The newness of the experience alone would have made it worth it to me, but after watching half a dozen black rockfish find their way into our boat, Perry Fields, one of our chaperones, hooked into something that seemed a little bigger.
He battled the beast for a while.
Then his rod doubled over.
If it was fighting hard before, it was now a creature possessed. His rod bobbed and bounced, and I asked if it would break. Everyone had stopped fishing now. We watched in awe as what could be nothing other than a sea monster slowly rose in the water column and made its way closer to us.
In a moment frozen in time, we saw it. Maybe 10 feet below the boat in relatively clear water, was a fish that looked positively demonic. At first, I thought it had two heads, or maybe a head shaped like a hammerhead shark, but it was just a large fish clamped horizontally onto a smaller fish.

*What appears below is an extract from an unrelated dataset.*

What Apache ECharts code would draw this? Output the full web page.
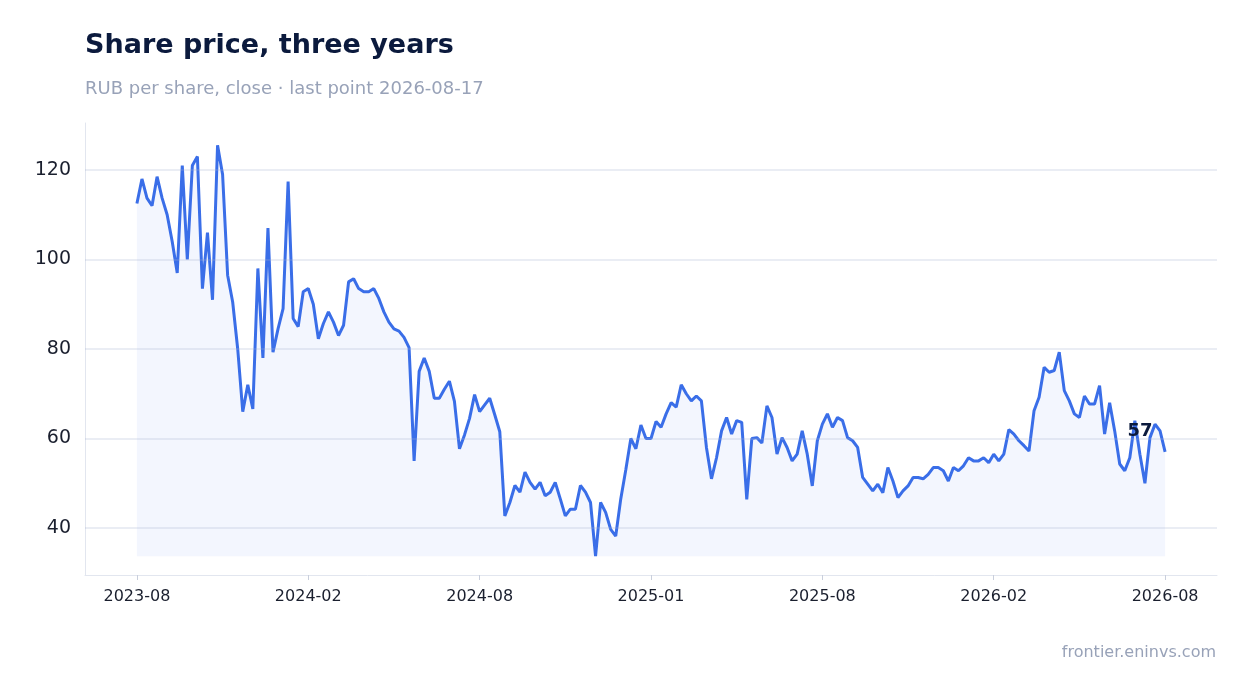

It was a lingcod. The lingcod.
The smaller fish was maybe 16-18 inches in length, but the fish that had attempted to eat it was easily twice that length, maybe more.
As our teacher, Mr. Doug Dean, went to gaff it, its jaws released the poor, hapless smaller fish, and this beast stuck momentarily in the water column maybe 4 feet below the boat.

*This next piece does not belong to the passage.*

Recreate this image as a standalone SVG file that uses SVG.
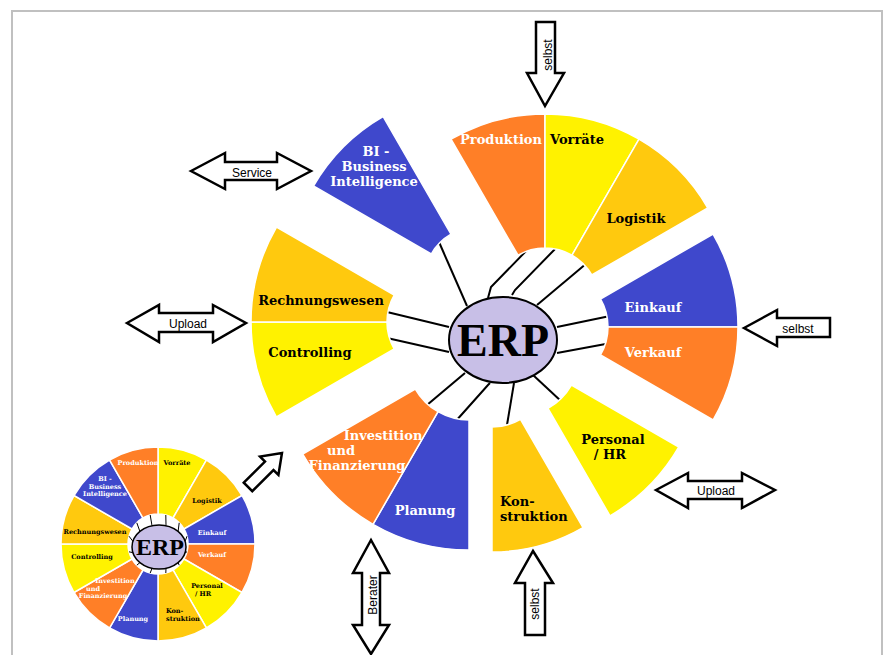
<svg xmlns="http://www.w3.org/2000/svg" width="887" height="655" viewBox="0 0 887 655">
<style>
.or{fill:#FF7F27}.ye{fill:#FFF200}.go{fill:#FFC90E}.bl{fill:#3F48CC}
.sec{stroke:#fff;stroke-width:1.5}
.lw{font-family:"DejaVu Serif",serif;font-weight:bold;font-size:13px;fill:#fff;text-anchor:middle}
.lb{font-family:"DejaVu Serif",serif;font-weight:bold;font-size:13px;fill:#000;text-anchor:middle}
.sw{font-family:"DejaVu Serif",serif;font-weight:bold;font-size:6.5px;fill:#fff;text-anchor:middle}
.sb{font-family:"DejaVu Serif",serif;font-weight:bold;font-size:6.5px;fill:#000;text-anchor:middle}
.arr{fill:#fff;stroke:#000;stroke-width:2.5;stroke-linejoin:miter}
.at{font-family:"Liberation Sans",Arial,sans-serif;font-size:12px;fill:#000;text-anchor:middle}
.con line,.con polyline{stroke:#000;stroke-width:2;fill:none}
.tick line{stroke:#000;stroke-width:1}
</style>
<defs>
<path id="s188" d="M0,-188 A188,188 0 0 1 94,-162.8 L27,-46.8 A54,54 0 0 0 0,-54 Z"/>
<path id="s186" d="M0,-186 A186,186 0 0 1 93,-161.1 L28,-48.5 A56,56 0 0 0 0,-56 Z"/>
<path id="sP" d="M0,-188 A188,188 0 0 1 94,-162.8 L32,-55.4 A64,64 0 0 0 0,-64 Z"/>
<path id="sK" d="M0,-182 A182,182 0 0 1 91,-157.6 L28.5,-49.4 A57,57 0 0 0 0,-57 Z"/>
<path id="s192" d="M0,-192 A192,192 0 0 1 96,-166.3 L31,-53.7 A62,62 0 0 0 0,-62 Z"/>
<path id="s190" d="M0,-190 A190,190 0 0 1 95,-164.5 L27,-46.8 A54,54 0 0 0 0,-54 Z"/>
<path id="sm" d="M0,-97 A97,97 0 0 1 48.5,-84 L15,-26 A30,30 0 0 0 0,-30 Z"/>
</defs>
<rect x="0" y="0" width="887" height="655" fill="#fff"/>
<path d="M12,655 L12,11 L882,11 L882,655" fill="none" stroke="#c0c0c0" stroke-width="2"/>

<g id="connectors" class="con">
<line x1="439" y1="242" x2="467" y2="306"/>
<polyline points="488,298 491,287 530,247"/>
<polyline points="512,295 515,290 558,246"/>
<line x1="537" y1="305" x2="587" y2="263"/>
<line x1="557" y1="327" x2="610" y2="316"/>
<line x1="557" y1="353" x2="611" y2="343"/>
<line x1="533" y1="375" x2="562" y2="402"/>
<line x1="514" y1="383" x2="507" y2="425"/>
<polyline points="490,383 488,385 455,422"/>
<line x1="465" y1="373" x2="427" y2="405"/>
<line x1="449" y1="352" x2="387" y2="338"/>
<line x1="449" y1="327" x2="387" y2="312"/>
</g>

<g id="group-top" transform="translate(545,302)">
<use href="#s188" class="sec or" transform="rotate(330)"/>
<use href="#s188" class="sec ye" transform="rotate(0)"/>
<use href="#s188" class="sec go" transform="rotate(30)"/>
</g>
<g id="produktion"><text class="lw" x="501" y="144">Produktion</text></g>
<g id="vorraete"><text class="lb" x="577" y="144">Vorräte</text></g>
<g id="logistik"><text class="lb" x="636" y="223">Logistik</text></g>

<g id="group-right" transform="translate(552,327)">
<use href="#s186" class="sec bl" transform="rotate(60)"/>
<use href="#s186" class="sec or" transform="rotate(90)"/>
</g>
<g id="einkauf"><text class="lw" x="653" y="312">Einkauf</text></g>
<g id="verkauf"><text class="lw" x="653" y="357">Verkauf</text></g>

<g id="personal">
<use href="#sP" class="sec ye" transform="translate(516,353) rotate(120)"/>
<text class="lb" x="613" y="444">Personal</text>
<text class="lb" x="610" y="459">/ HR</text>
</g>

<g id="konstruktion">
<use href="#sK" class="sec go" transform="translate(492,370) rotate(150)"/>
<text class="lb" x="500" y="506" text-anchor="start" style="text-anchor:start">Kon-</text>
<text class="lb" x="500" y="521" style="text-anchor:start">struktion</text>
</g>

<g id="group-bottom" transform="translate(469,358)">
<use href="#s192" class="sec bl" transform="rotate(180)"/>
<use href="#s192" class="sec or" transform="rotate(210)"/>
</g>
<g id="planung"><text class="lw" x="425" y="515">Planung</text></g>
<g id="investition">
<text class="lw" x="383" y="440">Investition</text>
<text class="lw" x="341" y="455">und</text>
<text class="lw" x="357" y="470">Finanzierung</text>
</g>

<g id="group-left" transform="translate(441,322)">
<use href="#s190" class="sec ye" transform="rotate(240)"/>
<use href="#s190" class="sec go" transform="rotate(270)"/>
</g>
<g id="rechnungswesen"><text class="lb" x="321" y="305">Rechnungswesen</text></g>
<g id="controlling"><text class="lb" x="310" y="357">Controlling</text></g>

<g id="bi">
<use href="#s190" class="sec bl" transform="translate(478,281) rotate(300)"/>
<text class="lw" x="376" y="156">BI -</text>
<text class="lw" x="374" y="171">Business</text>
<text class="lw" x="374" y="186">Intelligence</text>
</g>

<g id="erp">
<ellipse cx="503" cy="340" rx="54" ry="43" fill="#C8BFE7" stroke="#000" stroke-width="2"/>
<text x="503" y="356" font-family="'Liberation Serif','Times New Roman',serif" font-weight="bold" font-size="46" text-anchor="middle" fill="#000">ERP</text>
</g>

<g id="arrow-top-selbst">
<path class="arr" d="M536,22 L555,22 L555,73 L564,73 L545,106 L527,73 L536,73 Z"/>
<text class="at" transform="translate(552,55) rotate(-90)">selbst</text>
</g>
<g id="arrow-service">
<path class="arr" d="M191,171 L225,153 L225,162 L277,162 L277,153 L311,171 L277,189 L277,180 L225,180 L225,189 Z"/>
<text class="at" x="252" y="177">Service</text>
</g>
<g id="arrow-upload-left">
<path class="arr" d="M127,323 L159,305 L159,313 L213,313 L213,305 L246,323 L213,342 L213,332 L159,332 L159,342 Z"/>
<text class="at" x="188" y="328">Upload</text>
</g>
<g id="arrow-right-selbst">
<path class="arr" d="M744,328 L777,310 L777,318 L830,318 L830,337 L777,337 L777,346 Z"/>
<text class="at" x="798" y="333">selbst</text>
</g>
<g id="arrow-upload-right">
<path class="arr" d="M656,490 L688,473 L688,481 L742,481 L742,473 L775,490 L742,508 L742,499 L688,499 L688,508 Z"/>
<text class="at" x="716" y="495">Upload</text>
</g>
<g id="arrow-berater">
<path class="arr" d="M371,540 L389,573 L380,573 L380,625 L389,625 L371,654 L353,625 L362,625 L362,573 L353,573 Z"/>
<text class="at" transform="translate(377,595) rotate(-90)">Berater</text>
</g>
<g id="arrow-bottom-selbst">
<path class="arr" d="M533,551 L553,583 L545,583 L545,635 L525,635 L525,583 L515,583 Z"/>
<text class="at" transform="translate(539,604) rotate(-90)">selbst</text>
</g>
<g id="arrow-diagonal">
<path class="arr" d="M-24,-6 L6,-6 L6,-13 L24,0 L6,13 L6,6 L-24,6 Z" transform="translate(265,470) rotate(-45)"/>
</g>

<g id="small-wheel">
<g transform="translate(158,544)">
<use href="#sm" class="sec ye" transform="rotate(0)"/>
<use href="#sm" class="sec go" transform="rotate(30)"/>
<use href="#sm" class="sec bl" transform="rotate(60)"/>
<use href="#sm" class="sec or" transform="rotate(90)"/>
<use href="#sm" class="sec ye" transform="rotate(120)"/>
<use href="#sm" class="sec go" transform="rotate(150)"/>
<use href="#sm" class="sec bl" transform="rotate(180)"/>
<use href="#sm" class="sec or" transform="rotate(210)"/>
<use href="#sm" class="sec ye" transform="rotate(240)"/>
<use href="#sm" class="sec go" transform="rotate(270)"/>
<use href="#sm" class="sec bl" transform="rotate(300)"/>
<use href="#sm" class="sec or" transform="rotate(330)"/>
</g>
<g class="tick">
<line x1="165.8" y1="515" x2="166" y2="525.7"/>
<line x1="179.2" y1="522.8" x2="178.1" y2="531.4"/>
<line x1="187" y1="536.2" x2="185.1" y2="541.3"/>
<line x1="187" y1="551.8" x2="185.1" y2="552.7"/>
<line x1="179.2" y1="565.2" x2="178.1" y2="562.6"/>
<line x1="165.8" y1="573" x2="166" y2="568.3"/>
<line x1="150.2" y1="573" x2="152" y2="568.3"/>
<line x1="136.8" y1="565.2" x2="139.9" y2="562.6"/>
<line x1="129" y1="551.8" x2="132.9" y2="552.7"/>
<line x1="129" y1="536.2" x2="132.9" y2="541.3"/>
<line x1="136.8" y1="522.8" x2="139.9" y2="531.4"/>
<line x1="150.2" y1="515" x2="152" y2="525.7"/>
</g>
<ellipse cx="159" cy="547" rx="27" ry="22" fill="#C8BFE7" stroke="#000" stroke-width="1.5"/>
<text x="160" y="555" font-family="'Liberation Serif','Times New Roman',serif" font-weight="bold" font-size="24" text-anchor="middle" fill="#000">ERP</text>
<text class="sw" x="138" y="465">Produktion</text>
<text class="sb" x="177" y="465">Vorräte</text>
<text class="sw" x="105" y="481">BI -</text>
<text class="sw" x="105" y="489">Business</text>
<text class="sw" x="105" y="496">Intelligence</text>
<text class="sb" x="207" y="503">Logistik</text>
<text class="sb" x="95" y="534">Rechnungswesen</text>
<text class="sw" x="212" y="535">Einkauf</text>
<text class="sb" x="92" y="559">Controlling</text>
<text class="sw" x="212" y="557">Verkauf</text>
<text class="sw" x="115" y="583">Investition</text>
<text class="sw" x="93" y="591">und</text>
<text class="sw" x="103" y="598">Finanzierung</text>
<text class="sb" x="207" y="588">Personal</text>
<text class="sb" x="203" y="596">/ HR</text>
<text class="sw" x="133" y="621">Planung</text>
<text class="sb" x="166" y="613" style="text-anchor:start">Kon-</text>
<text class="sb" x="166" y="621" style="text-anchor:start">struktion</text>
</g>
</svg>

“Grab me,” Mr. Dean commanded, and he plunged the gaff over the gunwale and bent impossibly far over the boat. His body flexed, and he arched backward, the massive, writing beast hanging from the end of the 3-foot gaff.
Leviathan itself railed about on the floor of the boat, actively trying to bite any- and everything it could like a cobra in its death throes. It connected with the edge of a boot, unable to sink its sinister teeth into the hard leather.
Acting quickly, someone cut its gills, and the beast decided not to go down without a fight. It sprayed warm, frothy blood all over as it writhed about on the deck. My new jeans caught a globule of the deathly-dark blood and stained them, and I knew I’d hear about that when I got home. Oh well. It was worth it for this experience.
When we got it back to shore, we were saddened to find ourselves without a scale large enough to weigh it, but it measured some 45 inches in length. As teenage boys do, we dared each other to place our heads inside its massive jaws. Mine fit with room to spare.
We filleted the beast out before I remember getting any pictures. The carcass was tossed into the garbage, but I asked if I could cut the cheeks out, since I’d read they were quite good. They agreed.
My grandfather’s butchery skills did not pass to me, and as I awkwardly dug out the almost-priceless meat with my old Rapala fillet knife in jagged strokes, the nerve endings in the sea monsters face all firing off, causing the head to shake in my hand like something out of a horror movie.
Each cheek weighed about a pound and a quarter, but my inexperience with a fillet knife probably left a quarter pound of meat in each cheek.
Still, it was the most epic thing I’d ever experienced, and I longed for a chance to catch one myself.
The next day was uneventful by comparison, but I did manage to catch a lingcod. I had thought I was snagging the bottom too frequently, but I soon realized at least a few were fish, so I tried fighting them.
On light trout tackle with 8-pound mono, it was very much an uphill battle, but I managed to get one to the surface, where, after several attempts, a classmate netted it.
The minimum length was 24 inches back then, and, you guessed it, it was just shy at 23¼ inches long. I was forced to release my first sea monster, but I’d added a new species and set a lifelong quest in motion: catch a sea monster the size of Mr. Fields’ someday.